April 17, 2023 - 4:53 PM

Gerald Groff, a former postal worker whose case will be argued before the Supreme Court, speaks during a television interview with the Associated Press at a chapel at the Hilton DoubleTree Resort in Lancaster, Pa., Wednesday, March 8, 2023. (AP Photo/Carolyn Kaster)

LANCASTER, Pa. (AP) — Gerald Groff liked his work as a postal employee in Pennsylvania’s Amish Country. For years, he delivered mail and all manner of packages: a car bumper, a mini refrigerator, a 70-pound box of horseshoes for a blacksmith. But when an Amazon.com contract with the Postal Service required carriers to start delivering packages on Sundays, Groff balked. A Christian, he told his employers that he couldn’t deliver packages on the Lord’s Day.

Now Groff’s dispute with the Post Office has reached the U.S. Supreme Court, which will consider his case Tuesday. Lower courts have sided with the Post Office, which says Groff’s demand for Sundays off meant extra work for other employees and caused tension. Groff, for his part, argues employers can too easily reject employees’ requests for religious accommodations, and if he wins, that could change.

“We really can’t go back and change what happened to me,” said Groff, who ultimately quit his job over the Sunday shifts. But he says that other people “shouldn’t have to choose between their job and their faith.”

Groff’s case involves Title VII of the Civil Rights Act of 1964, which prohibits religious discrimination in employment. The law requires employers to accommodate employees’ religious practices unless doing so would be an “undue hardship” for the business.

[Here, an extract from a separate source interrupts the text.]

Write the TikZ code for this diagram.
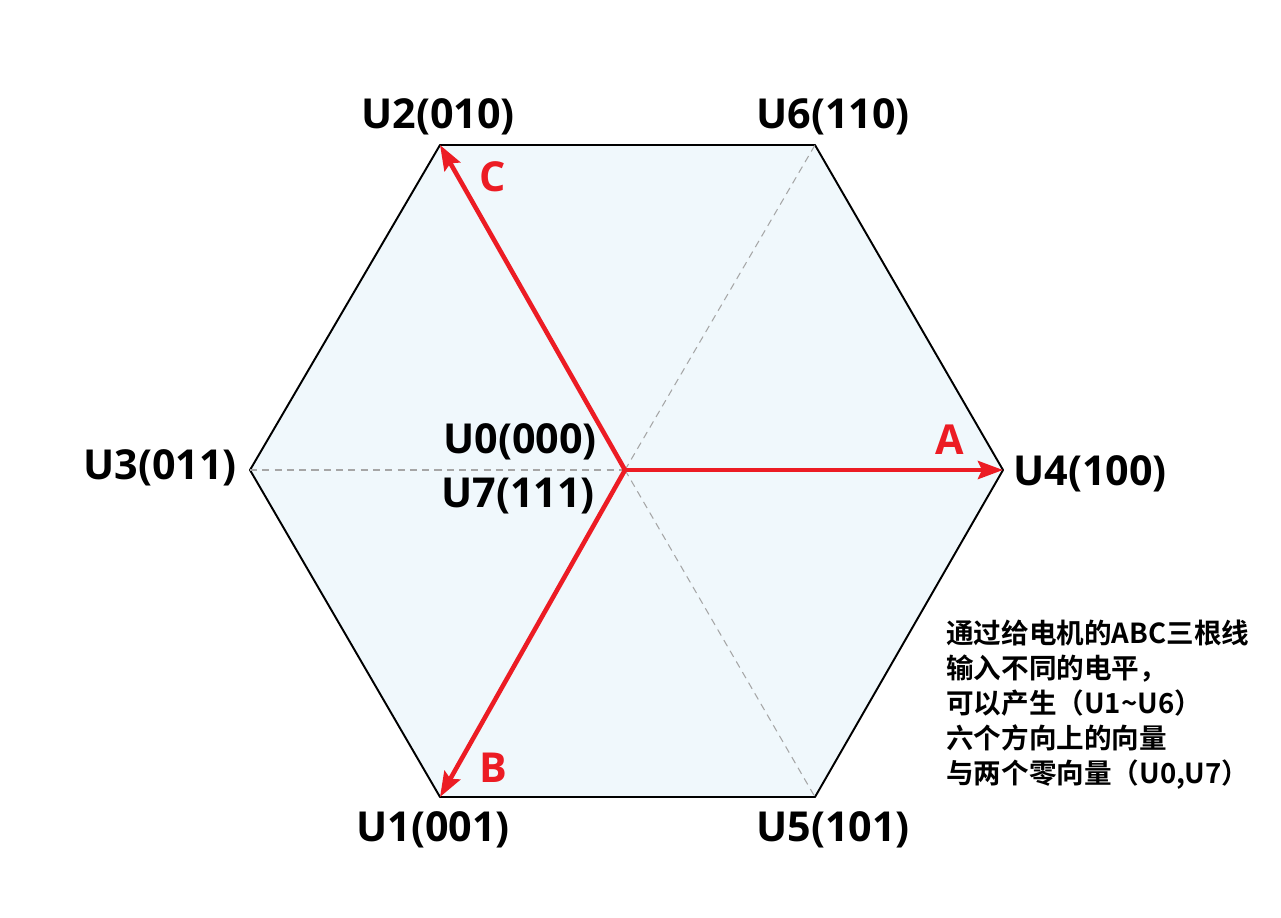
\documentclass[tikz,border=0pt]{standalone}
\usepackage{fontspec}
\setmainfont{Open Sans}
\newfontfamily\cjk{Noto Sans CJK SC}[BoldFont={Noto Sans CJK SC Bold}]
\usetikzlibrary{arrows.meta}
\definecolor{hexfill}{HTML}{F0F8FC}
\definecolor{vecred}{HTML}{EC1C24}
\tikzset{
  lbl/.style={font=\fontsize{23.5}{27}\selectfont\bfseries, text=black, inner sep=0pt},
  vlbl/.style={font=\fontsize{23.5}{27}\selectfont\bfseries, text=vecred, inner sep=0pt},
  vec/.style={draw=vecred, line width=2.6pt, -{Stealth[length=0.5cm,width=0.36cm,inset=0.08cm]}},
  guide/.style={draw=gray!70, line width=0.6pt, dash pattern=on 4pt off 3pt},
  hexedge/.style={draw=black, line width=1.1pt, fill=hexfill, line join=round},
}
\begin{document}
\begin{tikzpicture}[x=0.02cm,y=-0.02cm]
\useasboundingbox (0,0) rectangle (1281,917);
\coordinate (O) at (625,470);
\coordinate (V2) at (440,145);
\coordinate (V6) at (815,145);
\coordinate (V4) at (1003,470);
\coordinate (V5) at (815,797);
\coordinate (V1) at (440,797);
\coordinate (V3) at (250,470);
\path[hexedge] (V2) -- (V6) -- (V4) -- (V5) -- (V1) -- (V3) -- cycle;
\draw[guide] (V3) -- (O);
\draw[guide] (O) -- (V6);
\draw[guide] (O) -- (V5);
\draw[vec] (O) -- (V2);
\draw[vec] (O) -- (V4);
\draw[vec] (O) -- (V1);
\node[lbl] (L2) at (438,117) {U2(010)};
\node[lbl] (L6) at (833,117) {U6(110)};
\node[lbl] (L4) at (1090,474) {U4(100)};
\node[lbl] (L5) at (833,830) {U5(101)};
\node[lbl] (L1) at (433,830) {U1(001)};
\node[lbl] (L3) at (160,468) {U3(011)};
\node[lbl] (L0) at (520,442) {U0(000)};
\node[lbl] (L7) at (518,496) {U7(111)};
\node[vlbl] (C) at (493,177) {C};
\node[vlbl] (A) at (950,440) {A};
\node[vlbl] (B) at (493,768) {B};
\node[anchor=north west, inner sep=0pt, align=left, font=\cjk\bfseries\fontsize{15.7}{19.8}\selectfont] (T) at (946,620)
 {通过给电机的ABC三根线\\输入不同的电平，\\可以产生（U1\textasciitilde U6）\\六个方向上的向量\\与两个零向量（U0,U7）};
\end{tikzpicture}
\end{document}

Groff grew up in Lancaster County, where he attended Mennonite schools and lived in a home across the street from his grandparents’ farm. His grandfather’s death around the time he graduated from high school was a turning point for him, he said, and helped motivate him to work as a missionary. While he has a college degree in biology, over the years he has gone on eight mission trips lasting anywhere from two months to two years that took him to Asia, Africa and Latin America.

He did different jobs in between but in 2012 he found a job at the Post Office, regularly filling in as a mail carrier when other carriers were off or sick.

“I just really enjoyed the job from the very beginning. You get to be out in the countryside, in the fresh air … It’s a beautiful place to live and work and I just really enjoyed it and planned to make a career of it unless God called me back to the mission field somewhere,” said Groff of his job as a rural carrier associate.

As a fill-in mail carrier he ultimately learned 22 different routes, which he would drive in his Honda CR-V, hitting 500 to 800 mailboxes a day. Eventually, he hoped to become a regular mail carrier, with a set route of his own.

Soon after Groff joined the Post Office, however, it signed a contract with Amazon to deliver packages on Sundays. And about four years into the job Groff was told he’d have to start working his share of Sunday shifts. Groff said no. Sunday, he says, is “a day we come together as Christian believers and we honor the Lord’s Day.”

“And so to give that up, to deliver Amazon packages would be to give up everything that we believe in,” Groff said.